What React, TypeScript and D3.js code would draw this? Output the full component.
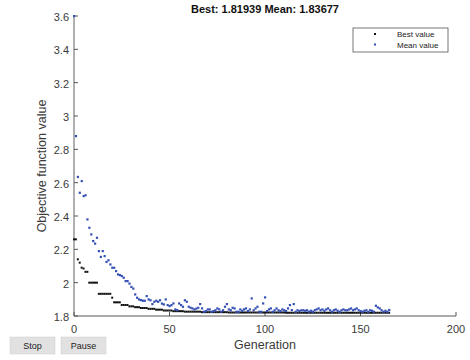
import React from "react";
import * as d3 from "d3";

const title = "Best: 1.81939 Mean: 1.83677";
const xTicks = [0, 50, 100, 150, 200];
const yTicks = [1.8, 2.0, 2.2, 2.4, 2.6, 2.8, 3.0, 3.2, 3.4, 3.6];
const legendLabels = ["Best value", "Mean value"];
const buttonLabels = ["Stop", "Pause"];

const bestValues = [
  2.26, 2.26, 2.14, 2.12, 2.09, 2.085, 2.065, 2.065,
  2.0, 2.0, 2.0, 2.0, 2.0,
  1.933, 1.933, 1.933, 1.933, 1.933, 1.933, 1.933,
  1.91,
  1.882, 1.882, 1.882, 1.882,
  1.866, 1.866, 1.866, 1.866,
  1.858, 1.858, 1.858,
  1.853, 1.853, 1.853,
  1.848, 1.848, 1.848, 1.848,
  1.843, 1.843, 1.843, 1.843,
  1.838, 1.838, 1.838, 1.838,
  1.833, 1.833, 1.833, 1.833, 1.833,
  1.829, 1.829, 1.829, 1.829, 1.829, 1.829,
  1.826, 1.826, 1.826, 1.826, 1.826, 1.826, 1.826, 1.826, 1.826,
  1.823, 1.823, 1.823, 1.823, 1.823, 1.823, 1.823, 1.823, 1.823, 1.823, 1.823, 1.823, 1.823, 1.823,
  1.821, 1.821, 1.821, 1.821, 1.821, 1.821, 1.821, 1.821, 1.821, 1.821,
  1.821, 1.821, 1.821, 1.821, 1.821, 1.821, 1.821, 1.821, 1.821, 1.821,
  1.821, 1.821, 1.821, 1.821, 1.821, 1.821, 1.821, 1.821, 1.821, 1.821,
  1.81939, 1.81939, 1.81939, 1.81939, 1.81939, 1.81939, 1.81939, 1.81939, 1.81939, 1.81939,
  1.81939, 1.81939, 1.81939, 1.81939, 1.81939, 1.81939, 1.81939, 1.81939, 1.81939, 1.81939,
  1.81939, 1.81939, 1.81939, 1.81939, 1.81939, 1.81939, 1.81939, 1.81939, 1.81939, 1.81939,
  1.81939, 1.81939, 1.81939, 1.81939, 1.81939, 1.81939, 1.81939, 1.81939, 1.81939, 1.81939,
  1.81939, 1.81939, 1.81939, 1.81939, 1.81939, 1.81939, 1.81939, 1.81939, 1.81939, 1.81939,
  1.81939, 1.81939, 1.81939, 1.81939, 1.81939,
];

const meanValues = [
  3.6, 2.88, 2.635, 2.54, 2.61, 2.52, 2.525, 2.38, 2.33, 2.29,
  2.25, 2.235, 2.27, 2.19, 2.155, 2.19, 2.16, 2.125, 2.135, 2.11,
  2.09, 2.09, 2.07, 2.05, 2.046, 2.04, 2.03, 2.01, 2.01, 1.995,
  1.975, 1.965, 1.93, 1.91, 1.9, 1.896, 1.892, 1.892, 1.92, 1.9,
  1.895, 1.872, 1.886, 1.892, 1.886, 1.895, 1.875, 1.87, 1.9, 1.866,
  1.86, 1.866, 1.876, 1.84, 1.836, 1.876, 1.866, 1.856, 1.895, 1.886,
  1.856, 1.85, 1.846, 1.84, 1.845, 1.85, 1.872, 1.846, 1.826, 1.83,
  1.84, 1.84, 1.826, 1.83, 1.835, 1.846, 1.84, 1.826, 1.835, 1.856,
  1.872, 1.84, 1.835, 1.85, 1.846, 1.826, 1.826, 1.84, 1.832, 1.84,
  1.846, 1.83, 1.84, 1.906, 1.835, 1.846, 1.856, 1.826, 1.826, 1.876,
  1.912, 1.83, 1.84, 1.846, 1.826, 1.835, 1.846, 1.835, 1.83, 1.84,
  1.835, 1.83, 1.846, 1.866, 1.836, 1.872, 1.826, 1.835, 1.83, 1.835,
  1.835, 1.832, 1.835, 1.826, 1.832, 1.826, 1.835, 1.84, 1.846, 1.835,
  1.84, 1.832, 1.84, 1.846, 1.835, 1.826, 1.835, 1.84, 1.832, 1.826,
  1.835, 1.84, 1.835, 1.835, 1.84, 1.846, 1.835, 1.84, 1.846, 1.835,
  1.83, 1.826, 1.832, 1.835, 1.826, 1.835, 1.832, 1.826, 1.862, 1.852,
  1.846, 1.835, 1.826, 1.832, 1.826, 1.83677,
];

const FONT = "'Liberation Sans', Arial, Helvetica, sans-serif";

export default function App() {
  const W = 470;
  const H = 360;
  const x = d3.scaleLinear().domain([0, 200]).range([74, 456]);
  const y = d3.scaleLinear().domain([1.8, 3.6]).range([316, 16]);
  const axisColor = "#8f8f8f";
  const labelColor = "#3a3a3a";
  const blue = "#3550b4";
  const fmt = (v: number) => String(+v.toFixed(1));

  return (
    <svg
      width={W}
      height={H}
      style={{ position: "absolute", left: 0, top: 0, background: "#fff" }}
      fontFamily={FONT}
    >
      <rect x={0} y={0} width={W} height={H} fill="#fff" />
      {/* title */}
      <text x={265} y={13} textAnchor="middle" fontSize={11} fontWeight="bold" fill="#111">
        {title}
      </text>

      {/* axes */}
      <line x1={x(0)} x2={x(0)} y1={y(3.6)} y2={y(1.8)} stroke={axisColor} strokeWidth={1.4} />
      <line x1={x(0)} x2={x(200)} y1={y(1.8)} y2={y(1.8)} stroke={axisColor} strokeWidth={1.4} />
      {yTicks.map((t) => (
        <g key={"y" + t}>
          <line x1={x(0)} x2={x(0) + 4} y1={y(t)} y2={y(t)} stroke="#555" strokeWidth={1} />
          <text x={69} y={y(t) + 5} textAnchor="end" fontSize={11} fill={labelColor}>
            {fmt(t)}
          </text>
        </g>
      ))}
      {xTicks.map((t) => (
        <g key={"x" + t}>
          <line x1={x(t)} x2={x(t)} y1={y(1.8)} y2={y(1.8) - 4} stroke="#555" strokeWidth={1} />
          <text x={x(t)} y={333} textAnchor="middle" fontSize={11} fill={labelColor}>
            {t}
          </text>
        </g>
      ))}
      <text x={265} y={349} textAnchor="middle" fontSize={12.5} fill={labelColor}>
        Generation
      </text>
      <text
        transform={`translate(46,166) rotate(-90)`}
        textAnchor="middle"
        fontSize={12.5}
        fill={labelColor}
      >
        Objective function value
      </text>

      {/* data */}
      {bestValues.map((v, i) => (
        <rect key={"b" + i} x={x(i) - 1} y={y(v) - 1} width={2} height={2} fill="#111" />
      ))}
      {meanValues.map((v, i) => (
        <rect key={"m" + i} x={x(i) - 1} y={y(v) - 1} width={2.2} height={2.2} fill={blue} />
      ))}

      {/* legend */}
      <rect x={353} y={28} width={95} height={24} fill="#fff" stroke="#555" strokeWidth={0.8} />
      <rect x={374} y={33} width={2} height={2} fill="#111" />
      <rect x={374} y={43.5} width={2} height={2} fill={blue} />
      <text x={397} y={37} fontSize={8} fill="#222">{legendLabels[0]}</text>
      <text x={397} y={47.5} fontSize={8} fill="#222">{legendLabels[1]}</text>

      {/* buttons */}
      {buttonLabels.map((b, i) => (
        <g key={b}>
          <rect x={10 + i * 51} y={337} width={45} height={17} fill="#e1e1e1" stroke="#d0d0d0" strokeWidth={0.5} />
          <text x={32.5 + i * 51} y={349} textAnchor="middle" fontSize={9} fill="#222">
            {b}
          </text>
        </g>
      ))}
    </svg>
  );
}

__________

Exercise goal —
Only the count is needed: the number of lines in the data that include the word "React".

Response to the task —
2